Cancer remains a major global health burden, causing nearly 10 million deaths annually. Early detection significantly improves outcomes, yet many cancers, such as lung and oesophageal, remain difficult to diagnose at early stages due to asymptomatic onset and aggressive progression. Genomic instability-comprising somatic mutations and chromosomal alterations-drives tumour evolution and offers opportunities for molecular-based detection. Minimally invasive methods such as liquid biopsy and capsule sponge sampling show promise, but low tumour DNA content in these samples presents a major challenge, especially in early-stage disease.
To overcome this, we propose to leverage the UK Biobank’s extensive genotype and sequencing resources to perform population-scale statistical phasing, enabling the construction of high-confidence, sample-specific haplotypes. These will enhance sensitivity in detecting allelic imbalance and copy number alterations (CNAs) from tumour-derived DNA in low-purity samples.
Building on this principle, we developed AstroCNA, a tumour-naïve, cost-efficient method that uses statistical phasing of >500,000 individuals to infer haplotypes and aggregate signals across phased heterozygous SNPs. This approach could improve signal-to-noise ratio, enabling robust CNA detection from moderate-depth WGS data, even without matched normal samples.
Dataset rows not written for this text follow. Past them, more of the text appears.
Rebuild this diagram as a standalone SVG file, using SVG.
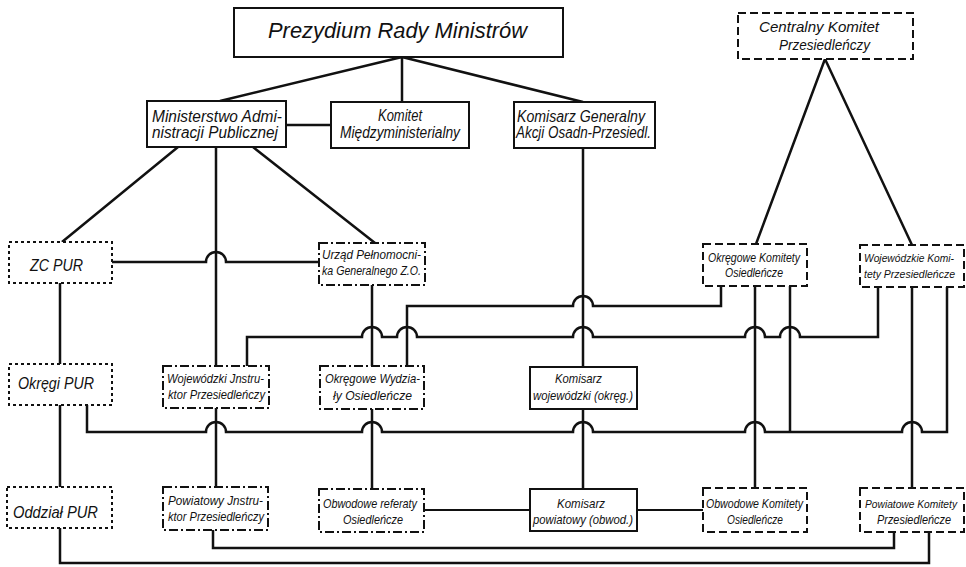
<svg xmlns="http://www.w3.org/2000/svg" width="966" height="567" viewBox="0 0 966 567">
<style>
.bg{fill:#fff}
.box{fill:#fff;stroke:#111;stroke-width:2}
.solid{}
.dash{stroke-dasharray:8 4}
.dot{stroke-dasharray:3 3}
.dd{stroke-dasharray:9 3 2 3}
.c{fill:none;stroke:#111;stroke-width:2.5}
.t{fill:#111;font-family:"Liberation Sans","DejaVu Sans",sans-serif;font-style:italic}
.xl{font-size:22px}
.l{font-size:16px}
.m{font-size:14px}
.s{font-size:13px}
.xs{font-size:11px}
.pur{font-size:17px}
</style>
<rect class="bg" x="0" y="0" width="966" height="567"/>
<g id="connectors">
<path class="c" d="M402 57 L220 101 M402 57 L402 102 M402 57 L583 102"/>
<path class="c" d="M286 125 L331 125"/>
<path class="c" d="M825 59 L756 244 M825 59 L912 245"/>
<path class="c" d="M178 147 L62 242 M216 147 L216 366 M253 147 L375 243"/>
<path class="c" d="M112 262 H206 A10 10 0 0 1 226 262 H319"/>
<path class="c" d="M60 283 V364 M60 405 V487"/>
<path class="c" d="M216 408 V487"/>
<path class="c" d="M372 285 V366 M372 409 V489"/>
<path class="c" d="M583 148 V367 M583 409 V489"/>
<path class="c" d="M721 286 V306 H593 A10 10 0 0 0 573 306 H407 V366"/>
<path class="c" d="M247 366 V337 H362 A10 10 0 0 1 382 337 H397 A10 10 0 0 1 417 337 H573 A10 10 0 0 1 593 337 H745 A10 10 0 0 1 765 337 H780 A10 10 0 0 1 800 337 H878 V287"/>
<path class="c" d="M87 405 V432 H206 A10 10 0 0 1 226 432 H362 A10 10 0 0 1 382 432 H573 A10 10 0 0 1 593 432 H745 A10 10 0 0 1 765 432 H902 A10 10 0 0 1 922 432 H947 V287"/>
<path class="c" d="M790 286 V432"/>
<path class="c" d="M755 286 V488 M912 287 V488"/>
<path class="c" style="stroke-width:2" d="M424 510 H530 M637 510 H703"/>
<path class="c" d="M213 530 V548 H894 V532"/>
<path class="c" d="M60 528 V563 H929 V532"/>
</g>
<g id="prezydium">
<rect class="box solid" x="234" y="8" width="329" height="49"/>
<text class="t xl" x="268" y="38" textLength="259" lengthAdjust="spacingAndGlyphs">Prezydium  Rady  Ministrów</text>
</g>
<g id="ministerstwo">
<rect class="box solid" x="147" y="101" width="139" height="46"/>
<text class="t l" x="152" y="122" textLength="130" lengthAdjust="spacingAndGlyphs">Ministerstwo Admi-</text>
<text class="t l" x="152" y="138" textLength="126" lengthAdjust="spacingAndGlyphs">nistracji Publicznej</text>
</g>
<g id="komitet">
<rect class="box solid" x="331" y="102" width="138" height="46"/>
<text class="t l" x="378" y="121" textLength="44" lengthAdjust="spacingAndGlyphs">Komitet</text>
<text class="t l" x="340" y="138" textLength="120" lengthAdjust="spacingAndGlyphs">Międzyministerialny</text>
</g>
<g id="komisarz-generalny">
<rect class="box solid" x="514" y="102" width="141" height="46"/>
<text class="t l" x="517" y="122" textLength="128" lengthAdjust="spacingAndGlyphs">Komisarz Generalny</text>
<text class="t l" x="516" y="138" textLength="135" lengthAdjust="spacingAndGlyphs">Akcji Osadn-Przesiedl.</text>
</g>
<g id="centralny">
<rect class="box dash" x="738" y="13" width="175" height="46"/>
<text class="t m" x="759" y="32" textLength="120" lengthAdjust="spacingAndGlyphs">Centralny Komitet</text>
<text class="t m" x="779" y="50" textLength="91" lengthAdjust="spacingAndGlyphs">Przesiedleńczy</text>
</g>
<g id="zc-pur">
<rect class="box dot" x="9" y="242" width="103" height="41"/>
<text class="t pur" x="30" y="271" textLength="53" lengthAdjust="spacingAndGlyphs">ZC  PUR</text>
</g>
<g id="urzad">
<rect class="box dd" x="319" y="243" width="106" height="42"/>
<text class="t s" x="322" y="259" textLength="99" lengthAdjust="spacingAndGlyphs">Urząd Pełnomocni-</text>
<text class="t s" x="322" y="275" textLength="99" lengthAdjust="spacingAndGlyphs">ka Generalnego Z.O.</text>
</g>
<g id="okregowe-komitety">
<rect class="box dash" x="703" y="244" width="104" height="42"/>
<text class="t s" x="708" y="262" textLength="92" lengthAdjust="spacingAndGlyphs">Okręgowe Komitety</text>
<text class="t s" x="725" y="277" textLength="58" lengthAdjust="spacingAndGlyphs">Osiedleńcze</text>
</g>
<g id="wojewodzkie-komitety">
<rect class="box dash" x="860" y="245" width="104" height="42"/>
<text class="t xs" x="864" y="262" textLength="90" lengthAdjust="spacingAndGlyphs">Wojewódzkie Komi-</text>
<text class="t xs" x="864" y="278" textLength="91" lengthAdjust="spacingAndGlyphs">tety Przesiedleńcze</text>
</g>
<g id="okregi-pur">
<rect class="box dot" x="9" y="364" width="103" height="41"/>
<text class="t pur" x="18" y="389" textLength="76" lengthAdjust="spacingAndGlyphs">Okręgi  PUR</text>
</g>
<g id="wojewodzki-instruktor">
<rect class="box dd" x="163" y="366" width="106" height="42"/>
<text class="t s" x="167" y="383" textLength="97" lengthAdjust="spacingAndGlyphs">Wojewódzki Jnstru-</text>
<text class="t s" x="168" y="399" textLength="97" lengthAdjust="spacingAndGlyphs">ktor Przesiedleńczy</text>
</g>
<g id="okregowe-wydzialy">
<rect class="box dd" x="320" y="366" width="104" height="43"/>
<text class="t s" x="325" y="383" textLength="95" lengthAdjust="spacingAndGlyphs">Okręgowe Wydzia-</text>
<text class="t s" x="333" y="400" textLength="79" lengthAdjust="spacingAndGlyphs">ły  Osiedleńcze</text>
</g>
<g id="komisarz-wojewodzki">
<rect class="box solid" x="530" y="367" width="107" height="42"/>
<text class="t s" x="555" y="383" textLength="47" lengthAdjust="spacingAndGlyphs">Komisarz</text>
<text class="t s" x="533" y="400" textLength="100" lengthAdjust="spacingAndGlyphs">wojewódzki (okręg.)</text>
</g>
<g id="oddzial-pur">
<rect class="box dot" x="7" y="487" width="105" height="41"/>
<text class="t pur" x="13" y="518" textLength="85" lengthAdjust="spacingAndGlyphs">Oddział  PUR</text>
</g>
<g id="powiatowy-instruktor">
<rect class="box dd" x="163" y="487" width="105" height="43"/>
<text class="t s" x="168" y="505" textLength="95" lengthAdjust="spacingAndGlyphs">Powiatowy Jnstru-</text>
<text class="t s" x="168" y="521" textLength="96" lengthAdjust="spacingAndGlyphs">ktor Przesiedleńczy</text>
</g>
<g id="obwodowe-referaty">
<rect class="box dd" x="319" y="489" width="105" height="43"/>
<text class="t s" x="323" y="508" textLength="94" lengthAdjust="spacingAndGlyphs">Obwodowe referaty</text>
<text class="t s" x="343" y="524" textLength="60" lengthAdjust="spacingAndGlyphs">Osiedleńcze</text>
</g>
<g id="komisarz-powiatowy">
<rect class="box solid" x="530" y="489" width="107" height="42"/>
<text class="t s" x="557" y="508" textLength="48" lengthAdjust="spacingAndGlyphs">Komisarz</text>
<text class="t s" x="533" y="524" textLength="100" lengthAdjust="spacingAndGlyphs">powiatowy (obwod.)</text>
</g>
<g id="obwodowe-komitety">
<rect class="box dash" x="703" y="488" width="104" height="44"/>
<text class="t s" x="706" y="508" textLength="97" lengthAdjust="spacingAndGlyphs">Obwodowe Komitety</text>
<text class="t s" x="727" y="524" textLength="56" lengthAdjust="spacingAndGlyphs">Osiedleńcze</text>
</g>
<g id="powiatowe-komitety">
<rect class="box dash" x="860" y="488" width="104" height="44"/>
<text class="t xs" x="865" y="508" textLength="92" lengthAdjust="spacingAndGlyphs">Powiatowe Komitety</text>
<text class="t s" x="877" y="524" textLength="74" lengthAdjust="spacingAndGlyphs">Przesiedleńcze</text>
</g>
</svg>
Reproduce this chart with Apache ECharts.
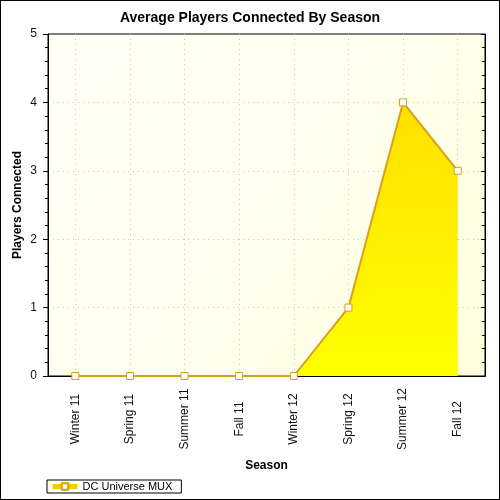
<!DOCTYPE html>
<html>
<head>
<meta charset="utf-8">
<script src="https://cdn.jsdelivr.net/npm/echarts@6/dist/echarts.min.js"></script>
<style>
  html, body { margin: 0; padding: 0; background: #fff; }
  #chart { width: 498px; height: 498px; border: 1px solid #000; }
</style>
</head>
<body>
<div id="chart"></div>
<script>
// data
var seasons = ['Winter 11', 'Spring 11', 'Summer 11', 'Fall 11', 'Winter 12', 'Spring 12', 'Summer 12', 'Fall 12'];
var players = [0, 0, 0, 0, 0, 1, 4, 3];
var seriesName = 'DC Universe MUX';

var chart = echarts.init(document.getElementById('chart'));
var font = 'Liberation Sans, Arial, sans-serif';

chart.setOption({
  animation: false,
  textStyle: { fontFamily: font },
  title: {
    text: 'Average Players Connected By Season',
    left: 'center',
    top: 5,
    textStyle: { fontSize: 14, fontWeight: 'bold', color: '#000', fontFamily: font }
  },
  legend: {
    left: 46,
    bottom: 6,
    orient: 'horizontal',
    data: [{ name: seriesName, lineStyle: { width: 5, color: '#f3cf00' } }],
    itemWidth: 25,
    itemHeight: 8,
    itemGap: 4,
    padding: [1, 9, 1, 3],
    borderColor: '#000',
    borderWidth: 1,
    textStyle: { fontSize: 11, color: '#000', fontFamily: font }
  },
  grid: {
    left: 47,
    right: 14,
    top: 33,
    bottom: 123,
    outerBoundsMode: 'none',
    containLabel: false,
    show: true,
    borderColor: '#000',
    borderWidth: 1,
    backgroundColor: new echarts.graphic.LinearGradient(0, 0, 1, 1, [
      { offset: 0, color: '#fffff4' },
      { offset: 0.5, color: '#fffff0' },
      { offset: 1, color: '#ffffdc' }
    ])
  },
  xAxis: [{
    type: 'category',
    data: seasons,
    boundaryGap: true,
    name: 'Season',
    nameLocation: 'middle',
    nameGap: 84,
    nameMoveOverlap: false,
    nameTextStyle: { fontSize: 12, fontWeight: 'bold', color: '#000', fontFamily: font },
    axisLine: { lineStyle: { color: '#000', width: 1 } },
    axisTick: { alignWithLabel: true, length: 7, lineStyle: { color: '#000' } },
    axisLabel: { rotate: 90, align: 'center', verticalAlign: 'middle', margin: 43, fontSize: 12, color: '#111', fontFamily: font },
    splitLine: { show: true, alignWithLabel: true, lineStyle: { color: '#c8c8c8', type: [1, 4] } }
  }, {
    type: 'category',
    data: seasons,
    position: 'top',
    axisLine: { show: true, lineStyle: { color: '#000', width: 1 } },
    axisTick: { show: false },
    axisLabel: { show: false },
    splitLine: { show: false }
  }],
  yAxis: [{
    type: 'value',
    min: 0,
    max: 5,
    interval: 1,
    name: 'Players Connected',
    nameLocation: 'middle',
    nameGap: 24,
    nameMoveOverlap: false,
    nameTextStyle: { fontSize: 12, fontWeight: 'bold', color: '#000', fontFamily: font },
    axisLine: { show: true, lineStyle: { color: '#000' } },
    axisTick: { show: true, length: 5, lineStyle: { color: '#000' } },
    minorTick: { show: true, splitNumber: 5, length: 3, lineStyle: { color: '#000' } },
    axisLabel: { fontSize: 12, color: '#111', margin: 11, fontFamily: font },
    splitLine: { show: true, showMaxLine: false, showMinLine: false, lineStyle: { color: '#c8c8c8', type: [1, 4] } }
  }, {
    type: 'value',
    position: 'right',
    min: 0,
    max: 5,
    interval: 1,
    axisLine: { show: true, lineStyle: { color: '#000' } },
    axisTick: { show: true, inside: true, length: 4, lineStyle: { color: '#000' } },
    minorTick: { show: true, splitNumber: 5, length: 3, lineStyle: { color: '#000' } },
    axisLabel: { show: false },
    splitLine: { show: false }
  }],
  series: [{
    name: seriesName,
    type: 'line',
    data: players,
    symbol: 'rect',
    symbolSize: 7,
    showAllSymbol: true,
    itemStyle: { color: '#fff', borderColor: '#d4a017', borderWidth: 1 },
    lineStyle: { color: '#d9a21c', width: 2 },
    areaStyle: {
      opacity: 1,
      color: new echarts.graphic.LinearGradient(0, 0, 0, 1, [
        { offset: 0, color: '#ffe000' },
        { offset: 1, color: '#ffff00' }
      ])
    },
    emphasis: { disabled: true }
  }]
});
</script>
</body>
</html>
In parallel, we aim to utilise UK Biobank data not only for applying AstroCNA at scale, but also to evaluate and refine statistical phasing methods themselves. By comparing phasing accuracy across diverse populations and genomic regions, we hope to identify factors influencing phasing quality and improve its utility for liquid biopsy applications.
This project will advance allele-specific CNA detection from non-invasive samples, enabling earlier diagnosis and longitudinal monitoring of cancer and precancerous conditions.